> [Dataset excerpt]:
%%
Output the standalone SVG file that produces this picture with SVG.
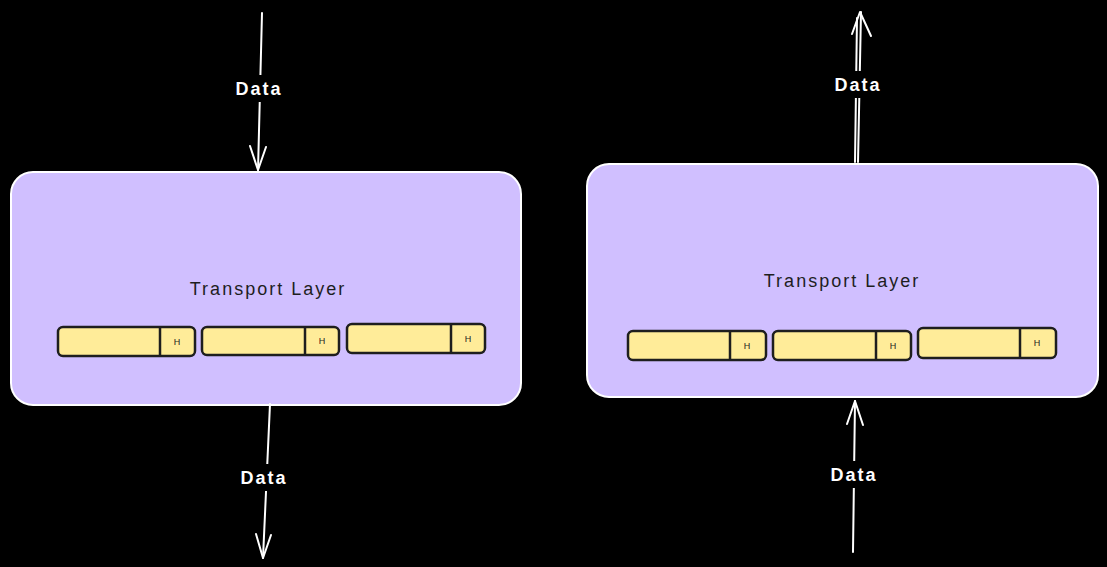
<svg xmlns="http://www.w3.org/2000/svg" width="1107" height="567" viewBox="0 0 1107 567">
<defs>
<style>
.layer{fill:#d0bfff;stroke:#ffffff;stroke-width:2}
.seg{fill:#ffec99;stroke:#1e1e1e;stroke-width:2.5}
.div{stroke:#1e1e1e;stroke-width:2.5}
.h{font-family:"Liberation Sans",sans-serif;font-size:9px;fill:#1e1e1e;text-anchor:middle}
.title{font-family:"Liberation Sans",sans-serif;font-size:18px;letter-spacing:2px;fill:#1e1e1e;text-anchor:middle}
.conn{stroke:#ffffff;stroke-width:2;fill:none;stroke-linecap:round;stroke-linejoin:round}
.lblbg{fill:#000000}
.lbl{font-family:"Liberation Sans",sans-serif;font-size:18px;font-weight:bold;letter-spacing:2px;fill:#ffffff;text-anchor:middle}
</style>
</defs>
<rect width="1107" height="567" fill="#000000"/>
<g id="layer-left">
<rect class="layer" x="11" y="172" width="510" height="233" rx="22"/>
<text class="title" x="268" y="295">Transport Layer</text>
</g>
<g id="seg-l1"><rect class="seg" x="58" y="327" width="137" height="29" rx="5"/><line class="div" x1="160" y1="327" x2="160" y2="356"/><text class="h" x="177" y="345">H</text></g>
<g id="seg-l2"><rect class="seg" x="202" y="327" width="137" height="28" rx="5"/><line class="div" x1="305" y1="327" x2="305" y2="355"/><text class="h" x="322" y="344">H</text></g>
<g id="seg-l3"><rect class="seg" x="347" y="324" width="138" height="29" rx="5"/><line class="div" x1="451" y1="324" x2="451" y2="353"/><text class="h" x="468" y="342">H</text></g>
<g id="layer-right">
<rect class="layer" x="587" y="164" width="511" height="233" rx="22"/>
<text class="title" x="842" y="287">Transport Layer</text>
</g>
<g id="seg-r1"><rect class="seg" x="628" y="331" width="138" height="29" rx="5"/><line class="div" x1="730" y1="331" x2="730" y2="360"/><text class="h" x="747" y="349">H</text></g>
<g id="seg-r2"><rect class="seg" x="773" y="331" width="138" height="29" rx="5"/><line class="div" x1="876" y1="331" x2="876" y2="360"/><text class="h" x="893" y="349">H</text></g>
<g id="seg-r3"><rect class="seg" x="918" y="328" width="138" height="30" rx="5"/><line class="div" x1="1020" y1="328" x2="1020" y2="358"/><text class="h" x="1037" y="346">H</text></g>
<g id="connectors">
<path class="conn" d="M262 13 L258 170"/>
<path class="conn" d="M250 146 L258 170 L266 147"/>
<path class="conn" d="M270 404 L263 558"/>
<path class="conn" d="M256 534 L263 558 L271 535"/>
<path class="conn" d="M858 162 L861 12 M855 162 L857 18"/>
<path class="conn" d="M852 34 L860 12 L871 36"/>
<path class="conn" d="M853 552 L855 401"/>
<path class="conn" d="M847 424 L855 401 L863 425"/>
<rect class="lblbg" x="229" y="75" width="60" height="27"/>
<text class="lbl" x="259" y="95">Data</text>
<rect class="lblbg" x="234" y="464" width="60" height="27"/>
<text class="lbl" x="264" y="484">Data</text>
<rect class="lblbg" x="828" y="71" width="60" height="27"/>
<text class="lbl" x="858" y="91">Data</text>
<rect class="lblbg" x="824" y="461" width="60" height="27"/>
<text class="lbl" x="854" y="481">Data</text>
</g>
</svg>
%%
> [Task objective]: Reproduce all of the data exactly, omitting each picture it holds.

> [Response to this exercise]:
Output the standalone SVG file that produces this picture with SVG.
<svg xmlns="http://www.w3.org/2000/svg" width="1107" height="567" viewBox="0 0 1107 567">
<defs>
<style>
.layer{fill:#d0bfff;stroke:#ffffff;stroke-width:2}
.seg{fill:#ffec99;stroke:#1e1e1e;stroke-width:2.5}
.div{stroke:#1e1e1e;stroke-width:2.5}
.h{font-family:"Liberation Sans",sans-serif;font-size:9px;fill:#1e1e1e;text-anchor:middle}
.title{font-family:"Liberation Sans",sans-serif;font-size:18px;letter-spacing:2px;fill:#1e1e1e;text-anchor:middle}
.conn{stroke:#ffffff;stroke-width:2;fill:none;stroke-linecap:round;stroke-linejoin:round}
.lblbg{fill:#000000}
.lbl{font-family:"Liberation Sans",sans-serif;font-size:18px;font-weight:bold;letter-spacing:2px;fill:#ffffff;text-anchor:middle}
</style>
</defs>
<rect width="1107" height="567" fill="#000000"/>
<g id="layer-left">
<rect class="layer" x="11" y="172" width="510" height="233" rx="22"/>
<text class="title" x="268" y="295">Transport Layer</text>
</g>
<g id="seg-l1"><rect class="seg" x="58" y="327" width="137" height="29" rx="5"/><line class="div" x1="160" y1="327" x2="160" y2="356"/><text class="h" x="177" y="345">H</text></g>
<g id="seg-l2"><rect class="seg" x="202" y="327" width="137" height="28" rx="5"/><line class="div" x1="305" y1="327" x2="305" y2="355"/><text class="h" x="322" y="344">H</text></g>
<g id="seg-l3"><rect class="seg" x="347" y="324" width="138" height="29" rx="5"/><line class="div" x1="451" y1="324" x2="451" y2="353"/><text class="h" x="468" y="342">H</text></g>
<g id="layer-right">
<rect class="layer" x="587" y="164" width="511" height="233" rx="22"/>
<text class="title" x="842" y="287">Transport Layer</text>
</g>
<g id="seg-r1"><rect class="seg" x="628" y="331" width="138" height="29" rx="5"/><line class="div" x1="730" y1="331" x2="730" y2="360"/><text class="h" x="747" y="349">H</text></g>
<g id="seg-r2"><rect class="seg" x="773" y="331" width="138" height="29" rx="5"/><line class="div" x1="876" y1="331" x2="876" y2="360"/><text class="h" x="893" y="349">H</text></g>
<g id="seg-r3"><rect class="seg" x="918" y="328" width="138" height="30" rx="5"/><line class="div" x1="1020" y1="328" x2="1020" y2="358"/><text class="h" x="1037" y="346">H</text></g>
<g id="connectors">
<path class="conn" d="M262 13 L258 170"/>
<path class="conn" d="M250 146 L258 170 L266 147"/>
<path class="conn" d="M270 404 L263 558"/>
<path class="conn" d="M256 534 L263 558 L271 535"/>
<path class="conn" d="M858 162 L861 12 M855 162 L857 18"/>
<path class="conn" d="M852 34 L860 12 L871 36"/>
<path class="conn" d="M853 552 L855 401"/>
<path class="conn" d="M847 424 L855 401 L863 425"/>
<rect class="lblbg" x="229" y="75" width="60" height="27"/>
<text class="lbl" x="259" y="95">Data</text>
<rect class="lblbg" x="234" y="464" width="60" height="27"/>
<text class="lbl" x="264" y="484">Data</text>
<rect class="lblbg" x="828" y="71" width="60" height="27"/>
<text class="lbl" x="858" y="91">Data</text>
<rect class="lblbg" x="824" y="461" width="60" height="27"/>
<text class="lbl" x="854" y="481">Data</text>
</g>
</svg>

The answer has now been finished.